Cliff Rees: Communities that have Gigabit residential services tend to have significantly higher levels of tech savvy, but they also have significantly higher levels of earning potential and disposable income. Wealthy people (or those who expect to become wealthy) aren’t great candidates for call center positions. Recruiting tech-savvy but relatively less affluent people like college graduates is a more promising talent pool.

What can contact centers do now that will help them scale in the future?

Cliff Rees: Automate, automate, automate… More and more companies are moving away from voice-based customer service. A recent study conducted by the Forrester Report showed that only 28 percent of Americans prefer talking to agents. Most would rather use a search engine or chat to find answers to their queries. Outsourcing legend Tom Topolinski thinks that computers will eventually take over many aspects of customer service in the contact center industry. Alastair Bathgate, CEO of robotics company Blue Prism, thinks over 50 percent of call center functions will be replaced by interactive applications, especially the repetitive work that many CSRs do.

What are some of the factors that impact the culture or morale of the contact center? Does technology or the tools available to employees play a role?

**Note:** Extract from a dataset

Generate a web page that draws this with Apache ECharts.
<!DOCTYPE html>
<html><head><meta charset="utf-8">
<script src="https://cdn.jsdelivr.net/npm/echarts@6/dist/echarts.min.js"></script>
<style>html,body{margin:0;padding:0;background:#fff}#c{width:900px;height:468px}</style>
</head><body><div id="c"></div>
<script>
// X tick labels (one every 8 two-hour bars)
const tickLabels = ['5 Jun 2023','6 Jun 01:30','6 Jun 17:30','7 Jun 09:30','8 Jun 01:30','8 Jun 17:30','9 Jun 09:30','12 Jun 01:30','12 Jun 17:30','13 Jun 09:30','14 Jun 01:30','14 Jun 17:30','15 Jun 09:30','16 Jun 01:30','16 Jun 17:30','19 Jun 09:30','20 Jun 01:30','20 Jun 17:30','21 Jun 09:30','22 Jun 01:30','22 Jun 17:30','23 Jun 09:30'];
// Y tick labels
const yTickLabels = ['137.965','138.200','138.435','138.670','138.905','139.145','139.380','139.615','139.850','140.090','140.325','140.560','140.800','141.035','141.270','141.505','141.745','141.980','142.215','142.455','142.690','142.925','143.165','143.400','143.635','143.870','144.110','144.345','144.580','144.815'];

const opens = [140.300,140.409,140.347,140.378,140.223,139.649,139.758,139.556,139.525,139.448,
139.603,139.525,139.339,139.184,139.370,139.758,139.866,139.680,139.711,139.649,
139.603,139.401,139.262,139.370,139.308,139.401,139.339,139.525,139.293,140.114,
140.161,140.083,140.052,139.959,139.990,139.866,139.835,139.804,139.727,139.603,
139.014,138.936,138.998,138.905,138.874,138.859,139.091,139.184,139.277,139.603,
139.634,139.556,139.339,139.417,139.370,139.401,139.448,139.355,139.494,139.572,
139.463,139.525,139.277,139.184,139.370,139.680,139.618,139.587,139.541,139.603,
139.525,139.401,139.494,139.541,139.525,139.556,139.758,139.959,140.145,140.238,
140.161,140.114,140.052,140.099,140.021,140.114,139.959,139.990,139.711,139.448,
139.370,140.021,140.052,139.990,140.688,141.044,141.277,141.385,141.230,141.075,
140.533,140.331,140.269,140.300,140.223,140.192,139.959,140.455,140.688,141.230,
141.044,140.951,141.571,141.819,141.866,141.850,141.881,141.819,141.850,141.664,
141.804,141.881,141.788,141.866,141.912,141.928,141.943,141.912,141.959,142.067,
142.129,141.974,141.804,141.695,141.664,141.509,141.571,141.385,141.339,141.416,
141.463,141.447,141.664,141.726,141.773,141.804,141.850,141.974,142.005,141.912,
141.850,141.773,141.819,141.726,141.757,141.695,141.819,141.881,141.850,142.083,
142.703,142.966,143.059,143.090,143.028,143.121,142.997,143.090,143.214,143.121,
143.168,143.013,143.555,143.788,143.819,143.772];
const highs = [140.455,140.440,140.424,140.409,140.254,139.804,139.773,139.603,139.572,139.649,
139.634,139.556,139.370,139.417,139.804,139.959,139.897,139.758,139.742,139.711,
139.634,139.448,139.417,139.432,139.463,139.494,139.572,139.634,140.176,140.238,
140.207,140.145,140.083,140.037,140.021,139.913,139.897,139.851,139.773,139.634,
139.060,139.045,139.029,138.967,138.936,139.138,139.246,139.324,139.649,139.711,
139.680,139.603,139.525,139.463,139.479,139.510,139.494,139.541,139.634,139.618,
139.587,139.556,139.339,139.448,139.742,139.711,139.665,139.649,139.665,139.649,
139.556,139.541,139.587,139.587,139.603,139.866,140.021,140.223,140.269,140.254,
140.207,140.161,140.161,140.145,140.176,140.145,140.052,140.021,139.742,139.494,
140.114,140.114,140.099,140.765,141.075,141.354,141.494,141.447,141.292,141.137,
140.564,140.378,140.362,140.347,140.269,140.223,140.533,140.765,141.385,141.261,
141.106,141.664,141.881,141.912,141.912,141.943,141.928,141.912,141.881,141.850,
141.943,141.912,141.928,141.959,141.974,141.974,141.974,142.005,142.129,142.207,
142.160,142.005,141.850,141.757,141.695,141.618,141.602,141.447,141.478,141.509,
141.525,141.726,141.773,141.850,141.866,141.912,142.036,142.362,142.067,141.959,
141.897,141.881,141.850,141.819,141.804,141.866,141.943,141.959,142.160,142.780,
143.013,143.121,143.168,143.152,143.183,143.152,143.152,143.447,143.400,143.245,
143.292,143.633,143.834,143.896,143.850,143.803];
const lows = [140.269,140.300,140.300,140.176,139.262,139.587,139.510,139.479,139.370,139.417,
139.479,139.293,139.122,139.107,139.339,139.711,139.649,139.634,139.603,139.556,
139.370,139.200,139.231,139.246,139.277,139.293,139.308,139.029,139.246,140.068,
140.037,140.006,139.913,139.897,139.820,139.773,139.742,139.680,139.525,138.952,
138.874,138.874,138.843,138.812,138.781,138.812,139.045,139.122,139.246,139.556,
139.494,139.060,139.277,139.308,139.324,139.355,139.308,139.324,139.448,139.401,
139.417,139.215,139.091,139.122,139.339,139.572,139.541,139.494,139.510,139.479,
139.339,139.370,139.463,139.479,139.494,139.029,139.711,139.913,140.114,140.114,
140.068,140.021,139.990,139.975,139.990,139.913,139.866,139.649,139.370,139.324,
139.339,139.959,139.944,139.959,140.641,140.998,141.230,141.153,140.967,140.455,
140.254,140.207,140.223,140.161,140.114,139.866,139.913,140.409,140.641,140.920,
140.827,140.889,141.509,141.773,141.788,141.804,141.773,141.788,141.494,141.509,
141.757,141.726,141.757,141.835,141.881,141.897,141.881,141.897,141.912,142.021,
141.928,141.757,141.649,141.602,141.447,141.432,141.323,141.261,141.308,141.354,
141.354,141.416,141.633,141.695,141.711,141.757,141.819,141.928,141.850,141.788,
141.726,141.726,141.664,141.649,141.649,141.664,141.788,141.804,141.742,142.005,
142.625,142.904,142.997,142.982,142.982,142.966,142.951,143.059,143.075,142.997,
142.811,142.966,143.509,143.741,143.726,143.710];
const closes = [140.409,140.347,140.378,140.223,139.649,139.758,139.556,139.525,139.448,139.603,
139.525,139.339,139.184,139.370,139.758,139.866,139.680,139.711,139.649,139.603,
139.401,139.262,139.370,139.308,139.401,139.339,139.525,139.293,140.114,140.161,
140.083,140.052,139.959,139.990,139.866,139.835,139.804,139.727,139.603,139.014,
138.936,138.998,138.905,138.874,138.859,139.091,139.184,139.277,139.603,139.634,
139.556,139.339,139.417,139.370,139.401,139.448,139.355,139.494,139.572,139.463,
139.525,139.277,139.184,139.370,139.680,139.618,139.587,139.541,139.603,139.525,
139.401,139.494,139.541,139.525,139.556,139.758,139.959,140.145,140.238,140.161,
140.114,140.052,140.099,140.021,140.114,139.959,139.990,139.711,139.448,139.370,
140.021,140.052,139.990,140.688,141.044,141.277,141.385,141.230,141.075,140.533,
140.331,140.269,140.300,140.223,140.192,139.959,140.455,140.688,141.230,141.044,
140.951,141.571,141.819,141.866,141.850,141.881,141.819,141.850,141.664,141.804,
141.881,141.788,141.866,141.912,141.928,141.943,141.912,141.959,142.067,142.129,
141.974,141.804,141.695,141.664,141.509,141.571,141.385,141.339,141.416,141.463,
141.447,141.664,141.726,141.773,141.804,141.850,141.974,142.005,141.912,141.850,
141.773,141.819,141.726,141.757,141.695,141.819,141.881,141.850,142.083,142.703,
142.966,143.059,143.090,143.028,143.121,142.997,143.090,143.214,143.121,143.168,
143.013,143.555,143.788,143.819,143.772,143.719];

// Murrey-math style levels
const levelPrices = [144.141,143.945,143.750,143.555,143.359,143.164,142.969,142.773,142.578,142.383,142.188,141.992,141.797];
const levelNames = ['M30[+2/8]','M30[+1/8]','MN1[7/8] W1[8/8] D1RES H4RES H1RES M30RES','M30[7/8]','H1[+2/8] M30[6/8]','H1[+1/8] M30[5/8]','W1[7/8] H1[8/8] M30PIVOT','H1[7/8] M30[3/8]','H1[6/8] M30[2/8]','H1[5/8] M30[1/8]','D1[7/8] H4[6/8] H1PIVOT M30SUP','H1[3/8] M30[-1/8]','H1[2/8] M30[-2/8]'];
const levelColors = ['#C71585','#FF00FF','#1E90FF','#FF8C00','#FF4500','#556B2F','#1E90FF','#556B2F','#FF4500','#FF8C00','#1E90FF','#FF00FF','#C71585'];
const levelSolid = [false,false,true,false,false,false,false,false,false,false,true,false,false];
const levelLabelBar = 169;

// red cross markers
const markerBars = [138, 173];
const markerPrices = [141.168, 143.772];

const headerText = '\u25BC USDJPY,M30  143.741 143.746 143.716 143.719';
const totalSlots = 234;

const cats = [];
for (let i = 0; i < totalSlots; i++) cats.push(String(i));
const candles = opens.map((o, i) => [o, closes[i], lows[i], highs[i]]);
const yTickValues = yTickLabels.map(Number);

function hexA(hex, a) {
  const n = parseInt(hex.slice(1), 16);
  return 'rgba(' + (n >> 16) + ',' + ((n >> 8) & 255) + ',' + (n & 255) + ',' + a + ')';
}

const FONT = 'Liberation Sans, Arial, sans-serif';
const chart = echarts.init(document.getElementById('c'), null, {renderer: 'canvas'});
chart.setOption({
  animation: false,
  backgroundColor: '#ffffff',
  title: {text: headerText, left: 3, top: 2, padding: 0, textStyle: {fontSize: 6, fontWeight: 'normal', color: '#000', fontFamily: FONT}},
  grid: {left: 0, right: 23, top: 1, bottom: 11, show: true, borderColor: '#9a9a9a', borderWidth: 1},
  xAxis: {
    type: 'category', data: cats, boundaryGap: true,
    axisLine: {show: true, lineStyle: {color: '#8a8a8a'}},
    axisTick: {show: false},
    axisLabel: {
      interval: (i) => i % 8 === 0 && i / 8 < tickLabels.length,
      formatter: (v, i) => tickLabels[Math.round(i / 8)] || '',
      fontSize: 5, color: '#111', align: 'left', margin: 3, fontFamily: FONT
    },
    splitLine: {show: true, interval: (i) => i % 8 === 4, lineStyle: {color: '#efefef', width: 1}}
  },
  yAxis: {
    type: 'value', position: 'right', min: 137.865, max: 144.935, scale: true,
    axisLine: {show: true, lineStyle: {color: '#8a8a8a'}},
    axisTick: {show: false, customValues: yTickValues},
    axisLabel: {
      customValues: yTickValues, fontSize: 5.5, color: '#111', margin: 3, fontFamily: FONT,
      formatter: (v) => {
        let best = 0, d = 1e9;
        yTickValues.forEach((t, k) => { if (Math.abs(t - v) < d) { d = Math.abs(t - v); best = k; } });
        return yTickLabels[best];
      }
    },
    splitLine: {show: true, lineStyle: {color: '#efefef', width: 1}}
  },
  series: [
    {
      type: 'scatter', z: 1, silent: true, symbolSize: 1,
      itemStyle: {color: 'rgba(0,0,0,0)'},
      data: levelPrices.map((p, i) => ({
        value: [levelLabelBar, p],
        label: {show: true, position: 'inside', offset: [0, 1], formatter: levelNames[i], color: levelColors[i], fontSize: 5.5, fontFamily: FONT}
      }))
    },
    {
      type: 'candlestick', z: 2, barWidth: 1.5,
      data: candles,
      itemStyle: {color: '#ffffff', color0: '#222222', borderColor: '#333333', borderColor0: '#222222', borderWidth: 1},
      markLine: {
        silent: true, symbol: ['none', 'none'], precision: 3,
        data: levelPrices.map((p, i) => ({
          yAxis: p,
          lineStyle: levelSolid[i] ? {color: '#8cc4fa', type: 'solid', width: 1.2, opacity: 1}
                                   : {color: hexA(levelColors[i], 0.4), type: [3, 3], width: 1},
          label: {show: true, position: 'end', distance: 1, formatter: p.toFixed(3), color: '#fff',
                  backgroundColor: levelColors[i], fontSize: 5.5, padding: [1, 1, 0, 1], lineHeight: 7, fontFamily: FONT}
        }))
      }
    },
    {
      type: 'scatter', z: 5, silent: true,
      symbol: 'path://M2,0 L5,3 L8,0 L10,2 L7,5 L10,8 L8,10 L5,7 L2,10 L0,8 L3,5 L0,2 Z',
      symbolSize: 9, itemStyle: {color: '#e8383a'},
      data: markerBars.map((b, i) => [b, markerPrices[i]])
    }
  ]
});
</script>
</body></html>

Cliff Rees: The morale of a call center is primarily determined by the attitude of the supervisors and secondarily by the physical environment. If a supervisor is genuinely interested in supporting the staff, serving both as mentor and as resolver of conflicts, the morale will be much higher than if the supervisor is rarely available and emotionally distant. If the physical environment is clean, in good repair, and has enough sound-absorbing materials to significantly mute the hundreds of other voices, a call center worker will be much more relaxed and effective than if they work in a loud environment with uncomfortable seating, dim lighting, etc..

When does it make sense to eliminate contact center facilities altogether in favor of agents working from home? What are the pros and cons I should consider?

Cliff Rees: Having a central contact center facility gives workers a much greater sense of belonging to a larger organization – a “tribe”, if you will. This identification increases loyalty along with the desire to see the tribe as a whole succeed. In addition, it makes provisioning and trouble-shooting telecom services vastly easier when there is only one router and one network to worry about, as opposed to the hundred+ individual personal networks that at-home workers will have. A call center service that's running on a high-bandwidth, enterprise-class infrastructure (which is what we offer at Voxox) will work far more reliably and with higher quality than when running on a low-bandwidth home network where activities of other house-hold members (e.g., gaming) may be consuming resources such that the call center employee experiences very low quality connections.